The vote I refer to wasn't on the RFE site, although there was probably
one there.

This was among the representatives as listed below - as I recall, it was

almost unanimous for total free form.

Regards
Vern

On 10/9/2013 1:04 PM, Stuart Rowe wrote:
Vern

This enhancement was voted almost unanimously as the top priority
It appears that way because the RFE site does not allow you to vote
AGAINST
an RFE. You can only "not vote" for one and they don't count the
people
who don't vote...

Stu



On Tue, Oct 8, 2013 at 10:42 AM, Vernon Hamberg
<vhamberg@xxxxxxxxxxxxxxx>wrote:

Blake

This isn't a dig at you - it's at the thread and this community!

Sheesh!

What's up? Everyone wants something, IBM delivers a solution, and all
(I
know, not everybody) we get is carping at what it is.

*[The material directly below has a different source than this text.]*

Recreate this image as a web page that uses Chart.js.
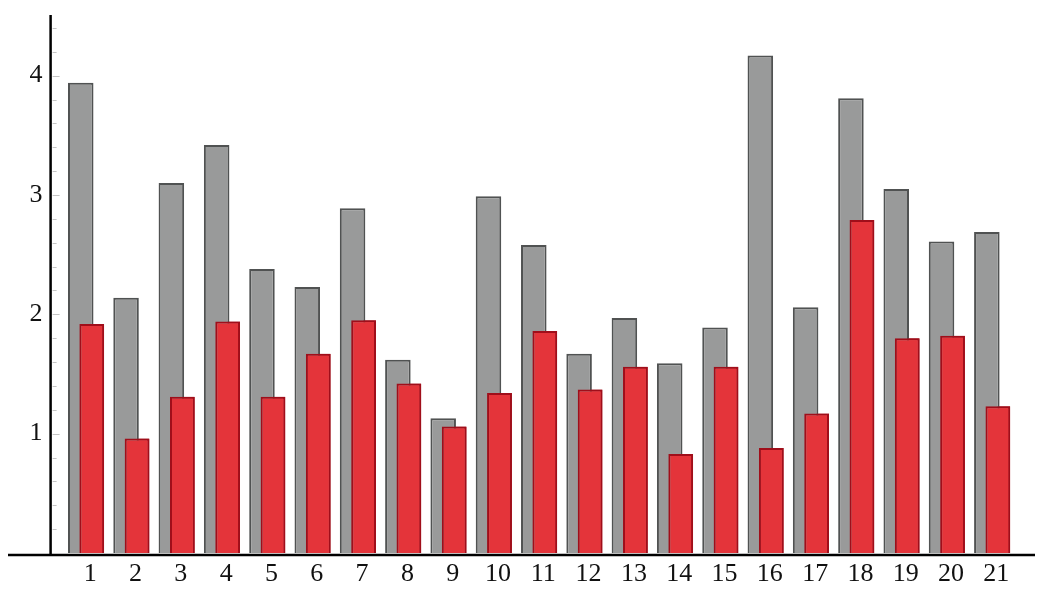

Hey, you haven't even seen it in your editors yet - get it loaded,
try
it out, so maybe it's not what WE or YOU or I would have done -
still,
give it time!

This enhancement was voted almost unanimously as the top priority for
representatives from several cultures - ISVs, CAAC, LUG, CEAC, at
least.

And IBM have come through with a solution.

OK, back to my burrow!

Vern

On 10/8/2013 9:53 AM, BButterworth@xxxxxxxxxxxxxx wrote:
Why not just go with Java at that point instead of reinvent the
wheel?
For
better DB integration, IBM could develop a LINQ-like or ORM package
around
DB2 for i to the Java tool box.

Blake


date: Tue, 8 Oct 2013 08:08:08 -0400
from: Steve Richter <stephenrichter@xxxxxxxxx>
subject: Re: Free format H, F, D and P specs

On Tue, Oct 8, 2013 at 2:39 AM, <thomas.raddatz@xxxxxx> wrote:
For example from the day when IBM introduced procedures with V3, I
wonder why we have to use P specs to start/end a procedure and D
specs
for
the procedure interface. Using only P specs whould have been a lot
easier
and clearer (at least for me):
Braces and combining the P and D specs would be nice. But it is just
syntactical sugar ( a term Anders Hejlsberg uses ). Consider that a
code
editor could easily put those elements in the language. Or a pre
compiler.
I can argue that IBM should focus on improving the pre compiler,
making
it
easier to integrate with the debugger. Once that is done then anyone
could
produce their own version of RPG that had braces and a simpler
procedure
declaration.

What is really needed in the language is references, reference
counting
and
garbage collection. Once you have that then you can have the various
types
of collections that you see in .NET ( when variables are addressed
by
reference they can be placed in collections without having to copy
their
contents. ) Once you have full featured collections like dynamic
arrays,
linked lists, etc you can move on to morphing a collection into a
database
and vice versa. Where you order by a collection the same way you
order by
a
table, or join a table to a collection.